Le violoncelle est un instrument tout à fait adapté à Metal.
Metal se marie bien avec des trucs improbable, genre musique de chambre.

Grayceon, c'est Jackie Gratz Perez, violoncelliste déjà entendue sur Amber Asylum et Giant Squid, que l'on retrouve ici naturellement au violoncelle et à la voix. Et si d'autres groupes ont déjà inclus les cordes au sein de leurs compos, chez Grayceon, ce n'est nul gimmick commercial ou simple fioriture, puisque le violoncelle qui remplace la basse mène la plupart des compos. Et ce n'est pas peu dire que la demoiselle est douée de l'archet, puisqu'elle marie avec une grace insolente la puissance des passages metal et classiques, et apporte un son extrêmement chaud et organique aux compos. Elle est soutenue par son non moins talentueux guitariste Max Doyle, qui joue uniquement en finger picking (sans mediator, donc), y compris dans les passages où le groupe décide d'envoyer la purée .Et quelle purée, le son est massif, puissant, mais garde un côté extrêmement rond, très chaud. Son jeu accompagne le violoncelle à merveille, et s'amuse même à placer des pinch harmonics bien metal un peu partout. Le tout se révèle très intriqué et sinueux , avec des riffs puissants suivis d'arpèges délicat.

Il fallait une ossature solide pour soutenir pareille dentelle, et c'est Zack Farwell qui assure derrière les fûts. Et ce n'est pas peu dire que le sieur est un véritable maestro bucheronnesque, avec un style à la fois très fin (amateurs de polyrythmies, régalez-vous), et particulièrement rentre-dedans lors des moments les plus agressifs.

Si l'on pouvait reprocher à Grayceon sur l'éponyme et This Grand Show un certain manque de cohérence, force est de constater que All we Destroy s'avère bien plus concis dans son propos (une seule piste dépasse les 15 minutes), et dans sa forme... Mais chaque chose en son temps.

Ils reviennent donc avec All we Destroy, et ils reviennent en très grande pompe. On retrouve dés les premières mesure du titre Dreamer Deceived les caractéristiques de Grayceon, à savoir : dynamique lent/rapide très marquée, les jeux de guitare et de violoncelle qui s'imbriquent et s'emberlificotent, et un son très puissant et massif lors des passages saturés, grâce au jeu exceptionnel du guitariste.
Jackie Gratz est désormais seule à la voix, ou presque, et la dame a su améliorer son chant de façon remarquable.
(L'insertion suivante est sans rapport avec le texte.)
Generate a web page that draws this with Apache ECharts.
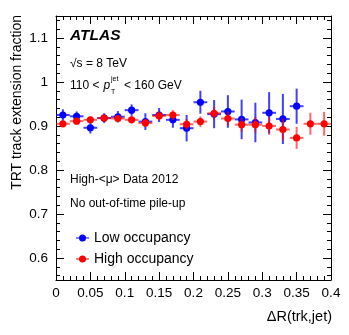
<!DOCTYPE html>
<html>
<head>
<meta charset="utf-8">
<script src="https://cdn.jsdelivr.net/npm/echarts@6/dist/echarts.min.js"></script>
<style>
  html, body { margin: 0; padding: 0; background: #fff; }
  #chart { width: 349px; height: 335px; }
</style>
</head>
<body>
<div id="chart"></div>
<script>
// bin centres in dR(trk,jet), bins are 0.02 wide
var binCenters = [0.01, 0.03, 0.05, 0.07, 0.09, 0.11, 0.13, 0.15, 0.17, 0.19,
                  0.21, 0.23, 0.25, 0.27, 0.29, 0.31, 0.33, 0.35, 0.37, 0.39];
var binHalfWidth = 0.01;

// low occupancy (blue) - first 18 bins
var lowValues = [0.925, 0.922, 0.896, 0.918, 0.921, 0.936, 0.910, 0.925, 0.914, 0.895,
                 0.954, 0.927, 0.933, 0.915, 0.908, 0.930, 0.916, 0.945];
var lowErrors = [0.013, 0.011, 0.013, 0.011, 0.013, 0.013, 0.019, 0.016, 0.018, 0.030,
                 0.026, 0.032, 0.037, 0.045, 0.045, 0.047, 0.057, 0.040];

// high occupancy (red) - all 20 bins
var highValues = [0.905, 0.911, 0.914, 0.918, 0.917, 0.914, 0.907, 0.923, 0.925, 0.904,
                  0.910, 0.929, 0.917, 0.903, 0.903, 0.900, 0.892, 0.873, 0.905, 0.905];
var highErrors = [0.007, 0.007, 0.007, 0.008, 0.008, 0.008, 0.009, 0.010, 0.011, 0.011,
                  0.012, 0.014, 0.016, 0.016, 0.018, 0.020, 0.025, 0.025, 0.025, 0.027];

var yLabelTicks = [0.6, 0.7, 0.8, 0.9, 1.0, 1.1];
var yMinorTicks = [];
for (var t = 56; t <= 114; t += 2) {
	if (t % 10 != 0) yMinorTicks.push(t / 100);
}

var FONT = '"Liberation Sans", Arial, Helvetica, sans-serif';

function makeData(vals, errs) {
	var out = [];
	for (var i = 0; i < vals.length; i++) {
		out.push([binCenters[i], vals[i], errs[i]]);
	}
	return out;
}

function errRenderer(color, barOpacity) {
	return function(params, api) {
		var x = api.value(0), y = api.value(1), e = api.value(2);
		var c = api.coord([x, y]);
		var lo = api.coord([x, y - e]);
		var hi = api.coord([x, y + e]);
		var l = api.coord([x - binHalfWidth, y]);
		var r = api.coord([x + binHalfWidth, y]);
		return {
			type: 'group',
			children: [
				{ type: 'line', shape: { x1: lo[0], y1: lo[1], x2: hi[0], y2: hi[1] },
				  style: { stroke: color, lineWidth: 2, opacity: barOpacity } },
				{ type: 'line', shape: { x1: l[0], y1: l[1], x2: r[0], y2: r[1] },
				  style: { stroke: color, lineWidth: 2, opacity: barOpacity } },
				{ type: 'circle', shape: { cx: c[0], cy: c[1], r: 3.6 },
				  style: { fill: color } }
			]
		};
	};
}

var legendIcon = 'path://M0,6H26V8H0Z M20,7A7,7 0 1,1 6,7A7,7 0 1,1 20,7Z';

function yAxisDef(pos, ticks, len, withLine, withLabels) {
	return {
		type: 'value', position: pos, min: 0.55, max: 1.15,
		axisLine: { show: withLine, lineStyle: { color: '#000', width: 1 } },
		axisTick: { show: true, inside: true, length: len, customValues: ticks,
		            lineStyle: { color: '#000', width: 1 } },
		axisLabel: { show: withLabels, customValues: yLabelTicks, margin: 8,
		             color: '#000', fontSize: 13.5, fontFamily: FONT },
		splitLine: { show: false }
	};
}

function xAxisDef(pos, withLabels) {
	return {
		type: 'value', position: pos, min: 0, max: 0.4, interval: 0.05,
		axisLine: { show: true, onZero: false, lineStyle: { color: '#000', width: 1 } },
		axisTick: { show: true, inside: true, length: 8, lineStyle: { color: '#000' } },
		minorTick: { show: true, splitNumber: 5, length: 4, lineStyle: { color: '#000' } },
		axisLabel: { show: withLabels, margin: 6, color: '#000', fontSize: 13.5,
		             fontFamily: FONT, showMinLabel: true, showMaxLabel: true },
		splitLine: { show: false }
	};
}

var myChart = echarts.init(document.getElementById('chart'), null, { renderer: 'canvas' });

var option = {
	animation: false,
	backgroundColor: '#fff',
	grid: { left: 56, right: 18, top: 16, bottom: 55, containLabel: false },
	xAxis: [ xAxisDef('bottom', true), xAxisDef('top', false) ],
	yAxis: [
		yAxisDef('left', yLabelTicks, 8, true, true),
		yAxisDef('left', yMinorTicks, 4, false, false),
		yAxisDef('right', yLabelTicks, 8, true, false),
		yAxisDef('right', yMinorTicks, 4, false, false)
	],
	legend: {
		orient: 'vertical', left: 71, top: 226, itemGap: 7,
		itemWidth: 13, itemHeight: 7,
		textStyle: { color: '#000', fontSize: 14, fontFamily: FONT },
		data: [
			{ name: 'Low occupancy', icon: legendIcon },
			{ name: 'High occupancy', icon: legendIcon }
		]
	},
	series: [
		{
			name: 'Low occupancy', type: 'custom', xAxisIndex: 0, yAxisIndex: 0,
			itemStyle: { color: '#0000ff' },
			renderItem: errRenderer('#0000ff', 0.75),
			data: makeData(lowValues, lowErrors)
		},
		{
			name: 'High occupancy', type: 'custom', xAxisIndex: 0, yAxisIndex: 0,
			itemStyle: { color: '#ff0000' },
			renderItem: errRenderer('#ff0000', 0.6),
			data: makeData(highValues, highErrors)
		}
	],
	graphic: [
		{ type: 'text', left: 70, top: 28,
		  style: { text: 'ATLAS', font: 'italic bold 15.5px ' + FONT, fill: '#000' } },
		{ type: 'text', left: 70, top: 58,
		  style: { text: '\u221As = 8 TeV', font: '12px ' + FONT, fill: '#000' } },
		{ type: 'text', left: 70, top: 80,
		  style: { text: '110 <', font: '12px ' + FONT, fill: '#000' } },
		{ type: 'text', left: 103.5, top: 80,
		  style: { text: 'p', font: 'italic 12px ' + FONT, fill: '#000' } },
		{ type: 'text', left: 111, top: 76,
		  style: { text: 'jet', font: '7px ' + FONT, fill: '#000' } },
		{ type: 'text', left: 111, top: 89,
		  style: { text: 'T', font: '7px ' + FONT, fill: '#000' } },
		{ type: 'text', left: 124, top: 80,
		  style: { text: '< 160 GeV', font: '12px ' + FONT, fill: '#000' } },
		{ type: 'text', left: 70, top: 174,
		  style: { text: 'High-<\u03BC> Data 2012', font: '12px ' + FONT, fill: '#000' } },
		{ type: 'text', left: 70, top: 198,
		  style: { text: 'No out-of-time pile-up', font: '12px ' + FONT, fill: '#000' } },
		{ type: 'text', x: 17, y: 15, rotation: Math.PI / 2,
		  style: { text: 'TRT track extension fraction', font: '14px ' + FONT, fill: '#000',
		           align: 'right', verticalAlign: 'middle' } },
		{ type: 'text', x: 332, y: 317,
		  style: { text: '\u0394R(trk,jet)', font: '14.5px ' + FONT, fill: '#000',
		           align: 'right', verticalAlign: 'middle' } }
	]
};

myChart.setOption(option);
</script>
</body>
</html>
S'il est toujours un peu froid en voix claire, ses growls et hurlements possèdent désormais une puissance et une rage surprenante pour une frêle femme, d'autant qu'elle les pousse assise derrière son instrument...

Et tout l'album est à l'avenant, entre puissance maîtrisée et grâce incroyable, les artistes virevoltent et surtout, malgré la gravité de leur propos (l'album traite de violence), ils s'amusent, et les morceaux de bravoure s'enchaînent, notamment sur l'incroyable We Can, où classique et metal se marient naturellement, sans jamais dénoter ou choquer. Le groupe se passe parfaitement de basse, le violoncelle apporte une fluidité et une dynamique particulièrement impressionnante sur ce morceau. Personnellement, j'ai des frissons incroyables passé la marque des six minutes, une fois la pièce en place, et même si sa fin se traîne un peu, c'est le genre de piste que l'on réécoute sitôt terminée. Le passage où elle bleugle « we can », portée par une mélodie foudroyante est tout bonnement l'un des meilleurs que j'ai pu ouir ces dernières années. Justifie à lui seul l'écoute (voire l'achat, tout simplement) de l'album.
Difficile de vraiment caractériser Grayceon, d'autant que le groupe s'amuse à brouiller les pistes, puisant ses sources aussi bien dans le classique (forcément), que dans le registre de Neurosis, le rock « brut », la folk... Sans jamais réellement être entièrement l'un ou l'autre, piste qu'ils explorent avec brio sur Once a shadow, mélange idéal de folk dans sa première partie et d'un metal brutal sur la fin, et particulièrement sur le final War's end, tout entier accoustique, conclusion parfaite d'un album brillant.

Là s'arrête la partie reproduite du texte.